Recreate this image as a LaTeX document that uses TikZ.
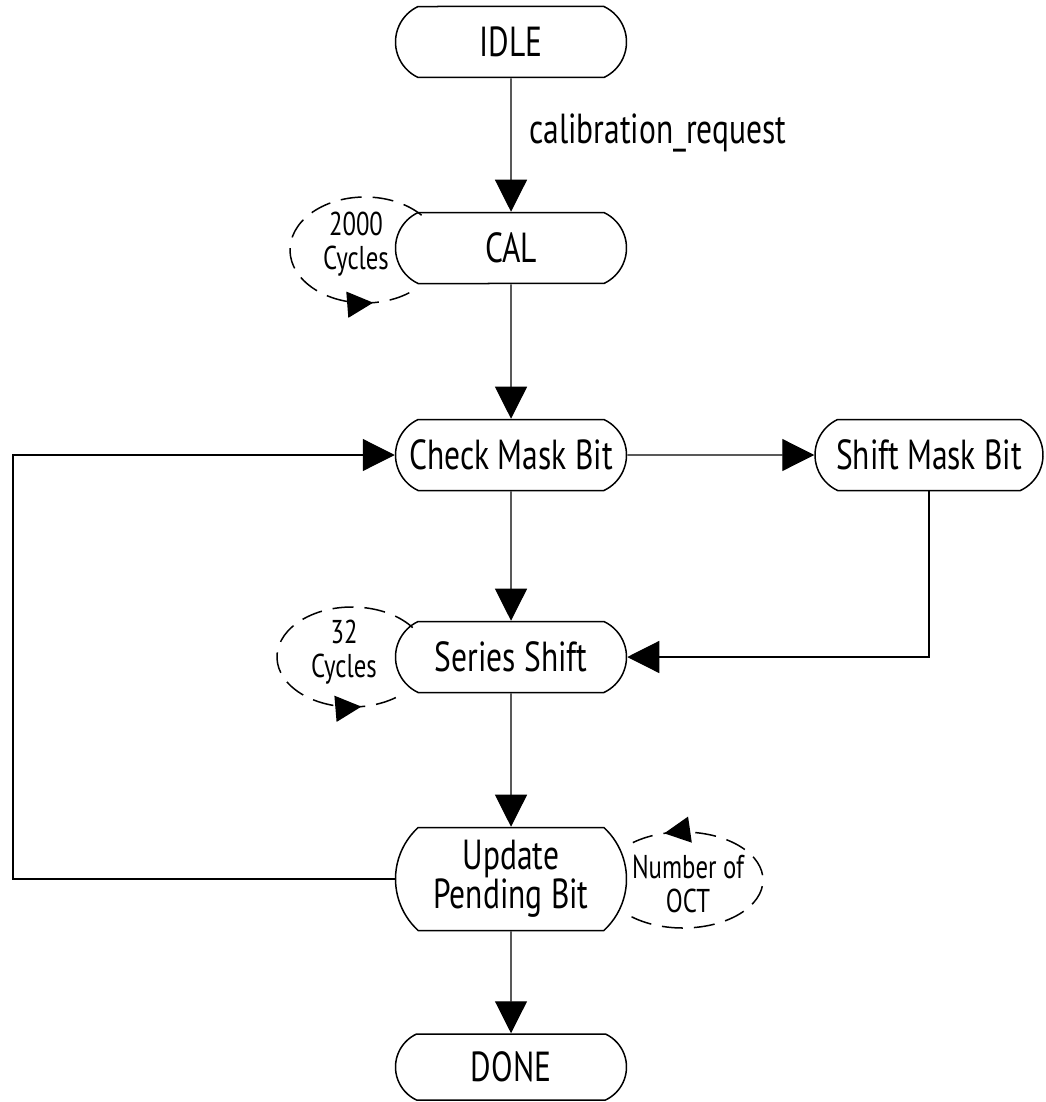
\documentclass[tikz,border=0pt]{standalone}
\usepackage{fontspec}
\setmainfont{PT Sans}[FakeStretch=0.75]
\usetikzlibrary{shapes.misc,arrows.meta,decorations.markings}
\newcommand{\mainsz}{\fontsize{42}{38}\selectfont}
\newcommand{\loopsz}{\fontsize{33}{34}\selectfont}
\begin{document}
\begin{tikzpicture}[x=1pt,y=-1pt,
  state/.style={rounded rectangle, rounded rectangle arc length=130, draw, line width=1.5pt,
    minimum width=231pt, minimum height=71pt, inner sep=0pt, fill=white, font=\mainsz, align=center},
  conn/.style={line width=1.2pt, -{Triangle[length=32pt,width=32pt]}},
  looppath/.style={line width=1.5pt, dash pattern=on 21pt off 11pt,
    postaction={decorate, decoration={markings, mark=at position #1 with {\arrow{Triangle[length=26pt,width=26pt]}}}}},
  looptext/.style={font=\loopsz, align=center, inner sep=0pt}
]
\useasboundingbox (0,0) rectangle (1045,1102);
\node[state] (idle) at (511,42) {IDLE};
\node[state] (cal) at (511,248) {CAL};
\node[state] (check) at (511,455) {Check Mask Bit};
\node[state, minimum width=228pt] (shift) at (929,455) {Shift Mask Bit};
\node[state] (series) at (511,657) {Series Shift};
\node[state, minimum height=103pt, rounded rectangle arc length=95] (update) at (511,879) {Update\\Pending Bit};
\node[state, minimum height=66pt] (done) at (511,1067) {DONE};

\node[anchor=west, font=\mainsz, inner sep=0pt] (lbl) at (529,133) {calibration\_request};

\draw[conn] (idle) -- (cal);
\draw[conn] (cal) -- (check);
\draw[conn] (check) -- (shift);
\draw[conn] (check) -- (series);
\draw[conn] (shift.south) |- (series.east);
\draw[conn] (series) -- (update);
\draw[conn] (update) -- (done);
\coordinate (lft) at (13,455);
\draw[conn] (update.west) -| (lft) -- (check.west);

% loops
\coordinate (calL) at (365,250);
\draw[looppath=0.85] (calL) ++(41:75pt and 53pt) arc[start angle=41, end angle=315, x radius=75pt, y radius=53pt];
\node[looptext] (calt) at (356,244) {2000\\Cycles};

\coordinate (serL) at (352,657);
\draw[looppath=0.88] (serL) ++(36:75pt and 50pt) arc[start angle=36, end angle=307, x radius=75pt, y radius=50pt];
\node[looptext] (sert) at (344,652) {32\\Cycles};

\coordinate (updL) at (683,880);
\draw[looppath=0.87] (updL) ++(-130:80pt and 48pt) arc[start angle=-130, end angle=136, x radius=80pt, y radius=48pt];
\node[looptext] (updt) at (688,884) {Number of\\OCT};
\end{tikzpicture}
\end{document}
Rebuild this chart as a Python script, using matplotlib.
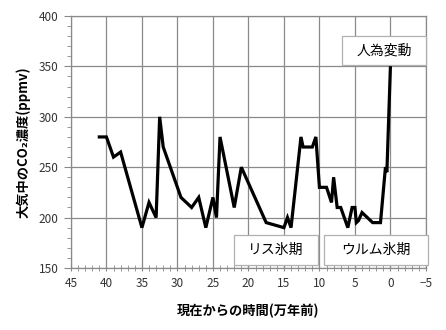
══════════
YOUR INSTRUCTIONS:
Look through the material above. Copy each line where the word "this" appears.

OUTPUT:
Recreate this image as a LaTeX document that uses TikZ.
Rebuild this chart as a Python script, using matplotlib.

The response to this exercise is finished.